The parser is in the parsel-parser module. After adding a dependency on that, you can parse some python statements from a String using parsel.parse.Parser:

import parsel.ast.Module
import parsel.parse.Parser
val program: Module = Parser.parse(
  """def hooray():
    |  return "woo!"
    |""".stripMargin
)

This will throw a ParseError if it doesn't parse successfully. Did I mention that parsel is not functional? It mutates and throws exceptions all over the place. But, at least it's pretty fast.

Quasiquotes

Parsel's quasiquotes allow you to embed python ASTs using a string interpolator, and the content of the string will be checked (well, parsed, at least) at compile time, giving a compiler error if the Python code is invalid. This is similar to the quasiquotes of Scala 2 macros. You can use this feature by depending on the parsel-quotes module.

There are three flavors of quasiquote, which are accessed by importing parsel.quote.syntax._:

  • py quasiquotes contain Python statements. Quoted expressions are spliced eagerly as expression trees (see Quotable below), so this type of quasiquote results in a Module (which is just a container for a bunch of statements).
  • pyq quasiquotes also contain Python statements, but quoted expressions are suspended rather than being spliced eagerly. The idea here is that a Quotable instance could use side-effects when quoting (e.g. quote a large object or a DataFrame by writing it to a URI, and splice the necessary code for reading it in Python) and suspending it allows control over when those side effects happen.
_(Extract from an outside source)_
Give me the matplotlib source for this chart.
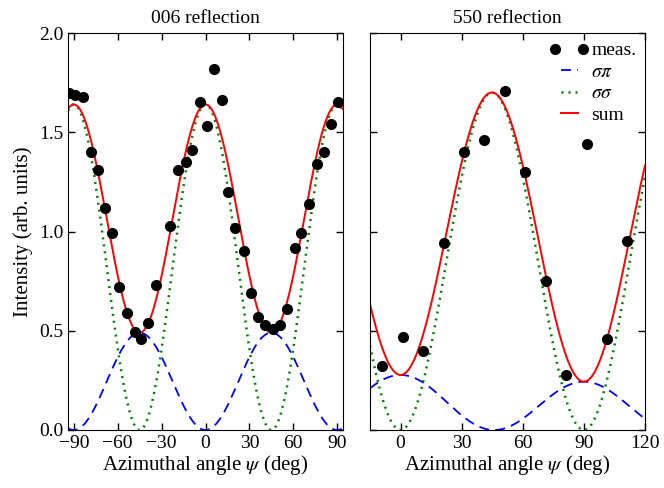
import numpy as np
import matplotlib.pyplot as plt
from matplotlib.legend_handler import HandlerLine2D

# measured points, 006 reflection
psi_006 = [-93.5, -89, -84, -78.5, -73.5, -68.5, -64, -59, -54, -48.5, -44, -39, -34,
           -24, -19, -13.5, -9, -4, 1, 6, 11, 15.5, 20.5, 26, 31, 36, 41, 46, 51,
           56, 61, 65.5, 71, 76, 81, 86, 90.5]
int_006 = [1.70, 1.69, 1.68, 1.40, 1.31, 1.12, 0.99, 0.72, 0.59, 0.495, 0.46, 0.54, 0.73,
           1.03, 1.31, 1.35, 1.41, 1.65, 1.53, 1.82, 1.66, 1.20, 1.02, 0.90, 0.69, 0.57,
           0.53, 0.51, 0.53, 0.61, 0.915, 0.99, 1.14, 1.34, 1.40, 1.54, 1.65]

# measured points, 550 reflection
psi_550 = [-9, 1.3, 11, 21.3, 31.2, 41.2, 51.4, 61.3, 71.3, 81.3, 91.4, 101.4, 111.3]
int_550 = [0.32, 0.467, 0.40, 0.94, 1.40, 1.46, 1.71, 1.30, 0.75, 0.277, 1.44, 0.46, 0.95]

# fitted model amplitudes
ss_006 = 1.64   # sigma-sigma, cos^2(2psi)
sp_006 = 0.49   # sigma-pi, sin^2(2psi)
ss_550 = 1.70   # sigma-sigma, sin^2(2psi)
sp_550 = (0.51, 0.0166)  # sigma-pi, (a cos(2psi) + b)^2

plt.rcParams['font.family'] = ['Liberation Serif', 'DejaVu Serif']
plt.rcParams['mathtext.fontset'] = 'stix'
plt.rcParams['font.size'] = 14

fig = plt.figure(figsize=(6.64, 4.88), dpi=100)
ax1 = fig.add_axes([68/664, 1-430/488, 275/664, 397/488])
ax2 = fig.add_axes([370/664, 1-430/488, 275/664, 397/488])

t1 = np.linspace(-94, 94, 600)
r1 = np.radians(2*t1)
sp1 = sp_006*np.sin(r1)**2
ss1 = ss_006*np.cos(r1)**2

t2 = np.linspace(-15, 120, 600)
r2 = np.radians(2*t2)
sp2 = (sp_550[0]*np.cos(r2) + sp_550[1])**2
ss2 = ss_550*np.sin(r2)**2

for ax, t, sp, ss, px, py in [(ax1, t1, sp1, ss1, psi_006, int_006),
                              (ax2, t2, sp2, ss2, psi_550, int_550)]:
    meas, = ax.plot(px, py, 'o', color='k', ms=7, label='meas.', zorder=5)
    ax.plot(t, sp, color='b', lw=1.3, dashes=(5.5, 3.5), label=r'$\sigma\pi$')
    ax.plot(t, ss, color='green', lw=1.8, dashes=(0.8, 2.0), label=r'$\sigma\sigma$')
    ax.plot(t, sp + ss, color='r', lw=1.4, label='sum')
    ax.set_ylim(0, 2)
    ax.set_yticks([0, 0.5, 1.0, 1.5, 2.0])
    ax.tick_params(direction='in', top=True, right=True, length=5, width=1, labelsize=14)
    ax.set_xlabel(r'Azimuthal angle $\psi$ (deg)', fontsize=15, labelpad=1)

ax1.set_xlim(-94, 94)
ax1.set_xticks(range(-90, 91, 30))
ax1.set_xticklabels(['\u221290', '\u221260', '\u221230', '0', '30', '60', '90'])
ax1.set_ylabel('Intensity (arb. units)', fontsize=15, labelpad=4)
ax1.set_title('006 reflection', fontsize=14, pad=7)

ax2.set_xlim(-15, 120)
ax2.set_xticks(range(0, 121, 30))
ax2.tick_params(labelleft=False)
ax2.set_title('550 reflection', fontsize=14, pad=7)
ax2.legend(loc='upper right', frameon=False, numpoints=2, handlelength=1.45,
           borderaxespad=0.05, labelspacing=0.2, handletextpad=0.4, fontsize=14,
           handler_map={meas: HandlerLine2D(marker_pad=0, numpoints=2)})

fig.savefig('out.png', dpi=100)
So this type of quasiquote results in a QuotedTree, which becomes a usable AST when its doQuote() method is called (triggering any side-effects).
  • pye quasiquotes contain a single Python expression, so this type of quasiquote results in an Expr.

In each of these, you can splice values which have a Quotable instance, or which themselves represent parsel ASTs (or Seqs of ASTs).

Here's what using them looks like:

import parsel.ast._
import parsel.quote.QuotedTree
import parsel.quote.syntax._

val myString = "hello quasiquotes!"
val mySuffix = " Yippee!"

// This will result in an Expr, where myString is spliced in as:
//     Constant(StringLiteral("hello quasiquotes!"))
val exampleExpr: Expr = pye"my_function($myString)"

// This will result in an AST, where mySuffix is spliced in as:
//     Constant(StringLiteral(" Yippee!"))
// in the same fashion, and exampleExpr is spliced in as an AST directly
val example1: Module = py"""
    def my_function(str):
      return str + $mySuffix
    
    print($exampleExpr)
  """

// This will result in a QuotedTree. When doQuote is called, the resulting
// AST will contain code to memoize the spliced value of myString by binding
// it to a fresh variable name, which is substituted in the quoted code.
// This probably seems kind of useless, but I needed it for my motivating use case.
val example2: QuotedTree = pyq"""
    $example1
    print(my_function(my_function($myString)))
  """

val example2Result: Module = example2.doQuote()

Quotable

Splicing values is accomplished by the Quotable typeclass. Any expression of type T that's spliced into a quasiquote must have an instance of Quotable[T] in implicit scope where the quasiquote interpolater is used. This typeclass just has a method doQuote, which takes a value of type T and returns an Expr which represents that value. Instances are already defined for obvious constants, but I'm not sure how opinionated parsel ought to be about how things like collections and such ought to be quoted, so those aren't currently implemented (I'd be happy to hear feedback about this, but that would mean that you're using this library – and you probably shouldn't be).

Caveats

These were mentioned earlier, but let's explicitly state them again:

  • The parser is probably loaded with bugs
  • Type comments are always None, because I don't know what those are
  • While I made an attempt to do ExprContext correctly, I have no idea what its utility is, nor what its semantics are. So don't rely on it for anything.

License & Copyright

Copyright 2022 Jeremy Smith

Licensed under the Apache License, Version 2.0 (the "License"); you may not use these files except in compliance with the License. You may obtain a copy of the License at

http://www.apache.org/licenses/LICENSE-2.0

Unless required by applicable law or agreed to in writing, software distributed under the License is distributed on an "AS IS" BASIS, WITHOUT WARRANTIES OR CONDITIONS OF ANY KIND, either express or implied. See the License for the specific language governing permissions and limitations under the License.